An interesting point of view about the NGOization of African imagery has been posted by Paul Melcher on the Black Star Rising blog. You can read the full post here.
I don’t entirely agree with him. I think its actually a bit of a cliche that NGO’s only show pictures of despair coming out of Africa. Actually a lot of what they show is sanitized. The blogger Adam Westbrook got it spot on when he said that what the audience really wants is balance, not a drip diet of misery, or cynical and self congratulatory communications.
‘We want true stories, and we want them as gritty as the real world is. But we also want balance – and we recognise a third-world-cliche when we see it.’
Here’s an excerpt from Paul’s post:
More and more of the documentary photography we see these days comes from NGOs, rather than the editorial press.

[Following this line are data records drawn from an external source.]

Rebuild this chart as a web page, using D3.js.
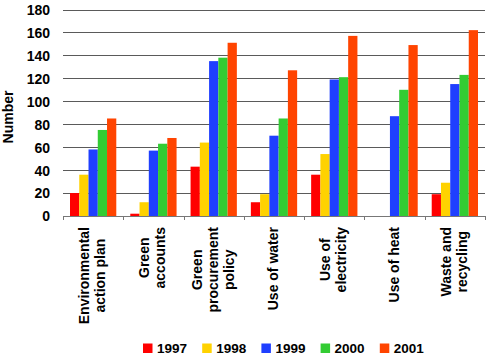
<!DOCTYPE html>
<html><head><meta charset="utf-8">
<script src="https://cdn.jsdelivr.net/npm/d3@7"></script>
<style>body{margin:0;background:#fff}svg{display:block}text{font-family:"Liberation Sans",Arial,sans-serif;font-weight:bold;fill:#000}</style>
</head><body><svg id="c" width="490" height="357"></svg>
<script>
const categories = [
  ["Environmental","action plan"],
  ["Green","accounts"],
  ["Green","procurement","policy"],
  ["Use of water"],
  ["Use of","electricity"],
  ["Use of heat"],
  ["Waste and","recycling"]
];
const years = ["1997","1998","1999","2000","2001"];
const v1997 = [20, 2, 43, 12, 36, null, 19];
const v1998 = [36, 12, 64, 19, 54, null, 29];
const v1999 = [58, 57, 135, 70, 119, 87, 115];
const v2000 = [75, 63, 138, 85, 121, 110, 123];
const v2001 = [85, 68, 151, 127, 157, 149, 162];
const yTicks = [0,20,40,60,80,100,120,140,160,180];
const colors = ["#ff0000","#ffd200","#1f3fff","#33cc33","#ff4400"];
const series = [v1997,v1998,v1999,v2000,v2001];

const svg = d3.select("#c");
const pLeft = 63, pRight = 485, pTop = 9.5, pBottom = 216;
const x = d3.scaleBand().domain(d3.range(categories.length)).range([pLeft,pRight]).padding(0);
const xi = d3.scaleBand().domain(years).range([7, x.bandwidth()-7]).padding(0);
const y = d3.scaleLinear().domain([0,180]).range([pBottom,pTop]);

// gridlines
svg.append("g").selectAll("line").data(yTicks.filter(d=>d>0)).join("line")
  .attr("x1",pLeft).attr("x2",pRight).attr("y1",d=>Math.round(y(d))+0.5).attr("y2",d=>Math.round(y(d))+0.5)
  .attr("stroke","#5a5a5a").attr("stroke-width",1);

// y labels
const yAxis = d3.axisLeft(y).tickValues(yTicks).tickSize(0).tickPadding(0);
const ya = svg.append("g").attr("transform",`translate(50,0)`).call(yAxis);
ya.select(".domain").remove();
ya.selectAll("text").attr("font-size","14px").attr("font-family",'"Liberation Sans",Arial,sans-serif').attr("font-weight","bold").attr("fill","#000").attr("dy","0.35em");

svg.append("text").attr("transform",`translate(13,117) rotate(-90)`).attr("text-anchor","middle")
  .attr("font-size","14px").text("Number");

// bars
categories.forEach((c,i)=>{
  const g = svg.append("g").attr("transform",`translate(${x(i)},0)`);
  series.forEach((s,k)=>{
    if(s[i]==null) return;
    g.append("rect").attr("x",xi(years[k])).attr("width",xi.bandwidth())
      .attr("y",y(s[i])).attr("height",pBottom-y(s[i])).attr("fill",colors[k]);
  });
});

// x axis
const xa = svg.append("g");
xa.append("line").attr("x1",pLeft).attr("x2",pRight).attr("y1",pBottom+0.5).attr("y2",pBottom+0.5).attr("stroke","#777");
const bounds = d3.range(categories.length+1).map(i=> i<categories.length ? x(i) : pRight);
xa.selectAll(".tk").data(bounds).join("line").attr("class","tk")
  .attr("x1",d=>Math.round(d)+0.5).attr("x2",d=>Math.round(d)+0.5).attr("y1",pBottom).attr("y2",pBottom+4).attr("stroke","#777");

// category labels
const L = 16;
categories.forEach((lines,i)=>{
  const cx = x(i)+x.bandwidth()/2;
  const tmp = lines.map(t=>svg.append("text").attr("font-size","14px").text(t));
  const maxW = d3.max(tmp, t=>t.node().getComputedTextLength());
  tmp.forEach(t=>t.remove());
  const cy = 227 + maxW/2;
  const n = lines.length;
  lines.forEach((t,j)=>{
    const bx = cx + (j-(n-1)/2)*L + 4;
    svg.append("text").attr("font-size","14px").attr("text-anchor","middle")
      .attr("transform",`translate(${bx},${cy}) rotate(-90)`).text(t);
  });
});

// legend
const lg = svg.append("g");
years.forEach((yr,k)=>{
  const lx = 143 + k*59.2;
  lg.append("rect").attr("x",lx).attr("y",343.5).attr("width",9.5).attr("height",9.5).attr("fill",colors[k]);
  lg.append("text").attr("x",lx+14).attr("y",353).attr("font-size","13.5px").text(yr);
});
</script></body></html>
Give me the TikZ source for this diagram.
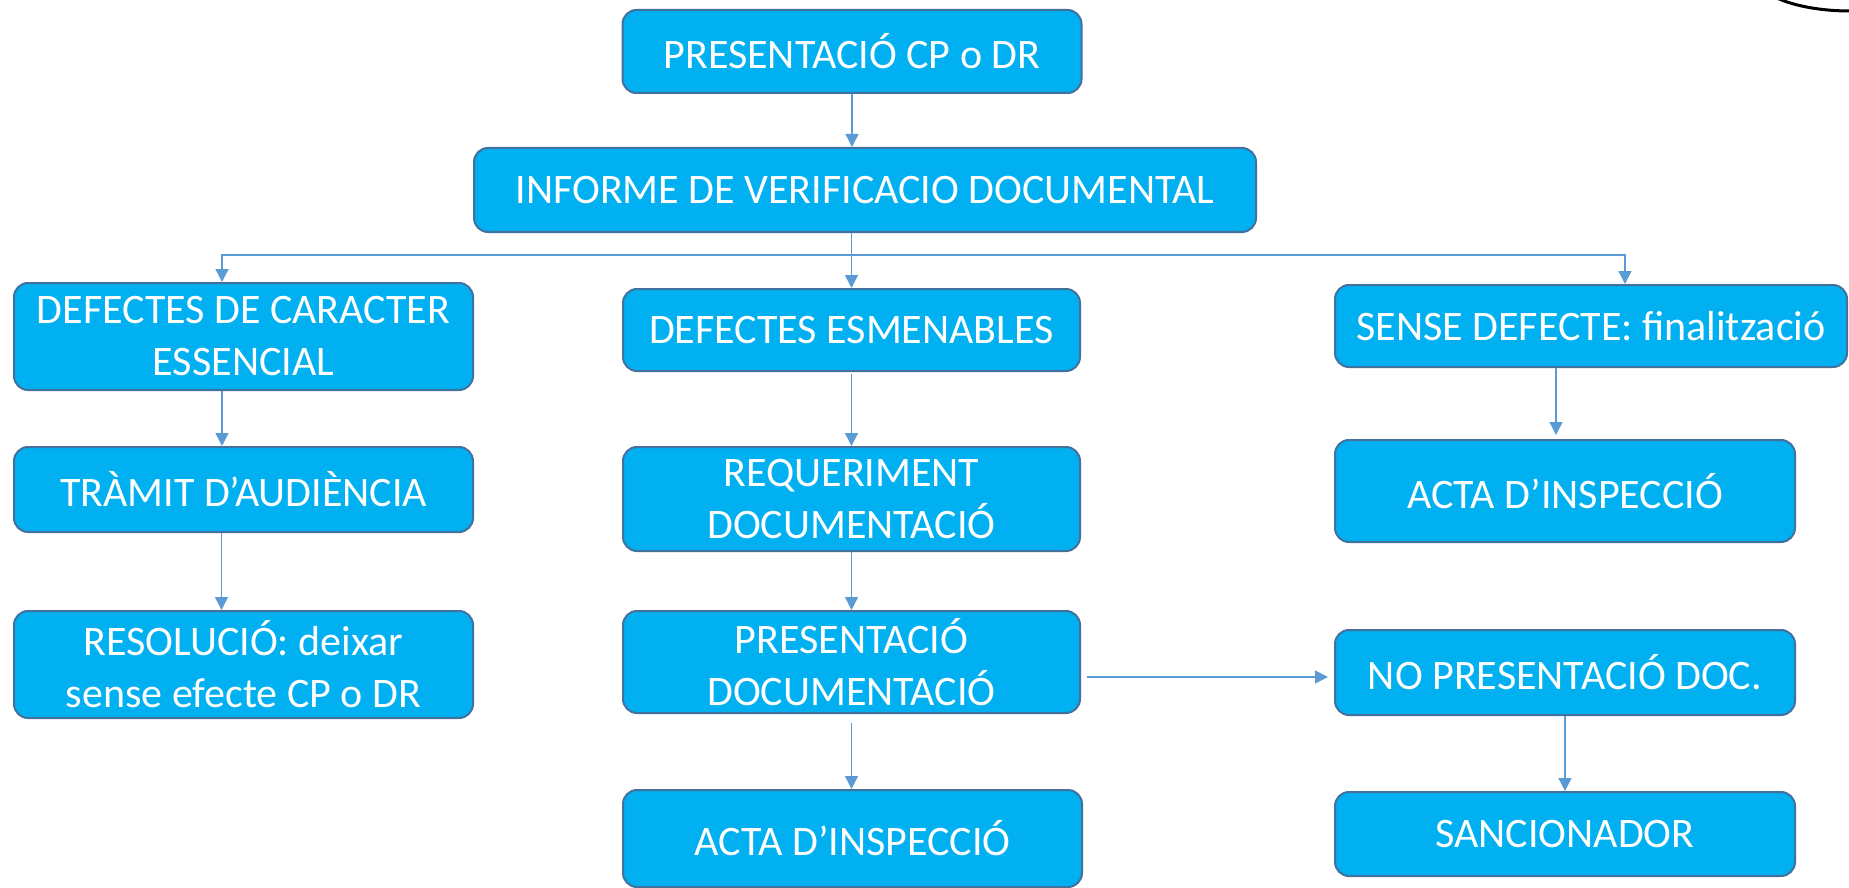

Rich people give money to NGOs, which then hire photographers to document their work. And because these organizations operate in the poor, war- and disease-stricken areas of Africa, that is what we see from NGOs. As international photojournalism from the editorial press continues to dwindle, NGO photojournalism may soon be all we see of Africa.
Just imagine what your perception of the United States would be if all you saw were images of 9/11, Katrina, crime-plagued ghettos and nothing else. Would you ever consider coming here for a vacation?
A Perverse PlaygroundAfrica, or at least its despair, has become a perverse playground for too many photojournalists. It’s become a place to earn your merit badge as a documentary photographer. And so we get the same photo essays and multimedia presentations repeated over and over again, to the saturation point.
Interestingly, however, most of these merit-badge projects can only be found online today. Magazines won’t publish them even if they are technically brilliant; the editors, like their readers, are fed up — bored.